What Does All This Mean? We need to listen to women. Physicians need to listen to women’s symptoms and address them, but also direct more medical studies to the apparent differences in women’s symptoms and conditions. It is also clear, we must find a path to getting those nearly 380,000 women missing from the workforce, back into employment. Regarding the pay-gap, we need legislation to better address this issue and force companies to address it, but also women and men executives have to stand up to bullies in the workforce who discriminate based on gender, specifically in medicine and finance where it is most egregious. Finally, we as a society, must create better access and opportunity for female entrepreneurs and female investors. The best innovations are being starved because we still live in an old boys’ network when it comes to funding startups.

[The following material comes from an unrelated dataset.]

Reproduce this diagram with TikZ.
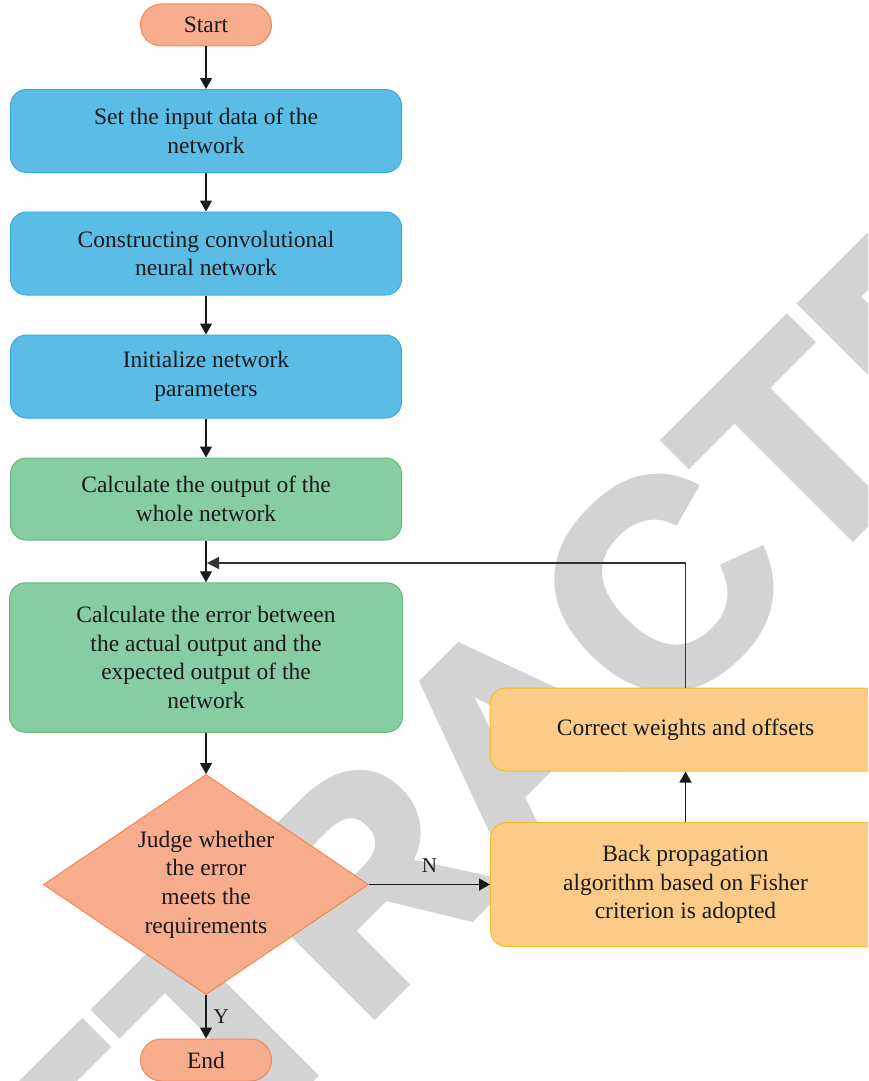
\documentclass[tikz,border=0pt]{standalone}
\usepackage{fontspec}
\setmainfont{Liberation Serif}
\newfontfamily\wmfont{Liberation Sans}[BoldFeatures={FakeBold=3}]
\usetikzlibrary{shapes.geometric,arrows.meta}
\definecolor{salmonF}{HTML}{F7AC8E}
\definecolor{salmonD}{HTML}{F08850}
\definecolor{blueF}{HTML}{5BBDE6}
\definecolor{blueD}{HTML}{35ABDF}
\definecolor{greenF}{HTML}{88CCA1}
\definecolor{greenD}{HTML}{5DBB7C}
\definecolor{orangeF}{HTML}{FBCB8A}
\definecolor{orangeD}{HTML}{F8BC1E}
\definecolor{wmgray}{HTML}{D3D3D3}
\definecolor{txt}{HTML}{1A1A1A}
\definecolor{linec}{HTML}{1A1A1A}
\begin{document}
\begin{tikzpicture}[x=1pt,y=-1pt,
  every node/.style={text=txt},
  basebox/.style={draw, line width=1pt, rounded corners=16pt, align=center, inner sep=0pt,
    font=\fontsize{23.5}{28.7}\selectfont},
  bluebox/.style={basebox, fill=blueF, draw=blueD},
  greenbox/.style={basebox, fill=greenF, draw=greenD},
  orangebox/.style={basebox, fill=orangeF, draw=orangeD},
  terminal/.style={basebox, fill=salmonF, draw=salmonD, rounded corners=21pt,
    minimum width=131pt, minimum height=42pt},
  decision/.style={diamond, draw=salmonD, fill=salmonF, line width=1pt, align=center,
    inner sep=0pt, shape aspect=1.48, minimum width=325pt, minimum height=220pt,
    font=\fontsize{23.5}{28.7}\selectfont},
  arr/.style={draw=linec, line width=1.3pt, -{Triangle[length=11pt,width=12pt]}},
  fbline/.style={draw=black!80, line width=1.3pt},
  lbl/.style={font=\fontsize{21}{24}\selectfont, inner sep=0pt},
  wm/.style={text=wmgray, inner sep=0pt, rotate=45, anchor=base west,
    font=\wmfont\bfseries\fontsize{290}{290}\selectfont}
]
\useasboundingbox (0,0) rectangle (868,1081);
\clip (0,0) rectangle (868,1081);
\fill[white] (0,0) rectangle (868,1081);
% watermark
\node[wm] (wmark) at (-49.5,1438) {RETRACTED};
% main column
\node[terminal] (start) at (206,25) {Start};
\node[bluebox, minimum width=391pt, minimum height=83pt] (b1) at (206,131) {Set the input data of the\\network};
\node[bluebox, minimum width=391pt, minimum height=83pt] (b2) at (206,253.5) {Constructing convolutional\\neural network};
\node[bluebox, minimum width=391pt, minimum height=83pt] (b3) at (206,376.5) {Initialize network\\parameters};
\node[greenbox, minimum width=391pt, minimum height=82pt] (b4) at (206,499) {Calculate the output of the\\whole network};
\node[greenbox, minimum width=393pt, minimum height=149.5pt] (b5) at (206,657.5) {Calculate the error between\\the actual output and the\\expected output of the\\network};
\node[decision] (judge) at (206,884.5) {Judge whether\\the error\\meets the\\requirements};
\node[terminal] (end) at (206,1060) {End};
% right column
\node[orangebox, minimum width=391pt, minimum height=83pt] (corr) at (685.5,729.5) {Correct weights and offsets};
\node[orangebox, minimum width=390pt, minimum height=124pt] (back) at (685.5,884.5) {Back propagation\\algorithm based on Fisher\\criterion is adopted};
% connectors
\draw[arr] (start) -- (b1);
\draw[arr] (b1) -- (b2);
\draw[arr] (b2) -- (b3);
\draw[arr] (b3) -- (b4);
\draw[arr] (b4) -- (b5);
\draw[arr] (b5) -- (judge);
\draw[arr] (judge) -- node[lbl, right=7pt] {Y} (end);
\draw[arr] (judge) -- node[lbl, above=11pt] {N} (back);
\draw[arr] (back) -- (corr);
\coordinate (join) at (207,563);
\draw[fbline, -{Triangle[length=12pt,width=12pt]}] (corr.north) |- (join);
\end{tikzpicture}
\end{document}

What Would Happen If We Actually Addressed These Issues? Many good things and quickly. We could reduce heart disease and cancer deaths significantly by earlier diagnosis of women’s symptoms. If women’s workforce participation elevated to 50%, the United States would add $1.9 trillion dollars to the economy. As a proof point, across the globe, 4,161 companies increased their revenue by 1-2% when they achieved a 10 % increase in gender equity pay. Women-led startups tend to outperform their male counterparts. Typically, women-led startups provide a 35% higher ROI and a 63% higher valuation. They also tend to hire more women. In the aggregate, more female run companies would produce more revenue and have more women employees.
In practicality, what should we do, day to day?
1. Be your own health advocate, and make certain you or the women in your life, help physicians understand, listen to and address women’s symptoms, earlier
2. Hire women, particularly female doctors
3. Pay women
4. Fund women
Carry on good warriors!
Some Good News: In great news for the climate, the rate of deforestation in the Amazon rainforest halved in 2023. This is the lowest rate of deforestation in 5 years for the world’s largest rainforest.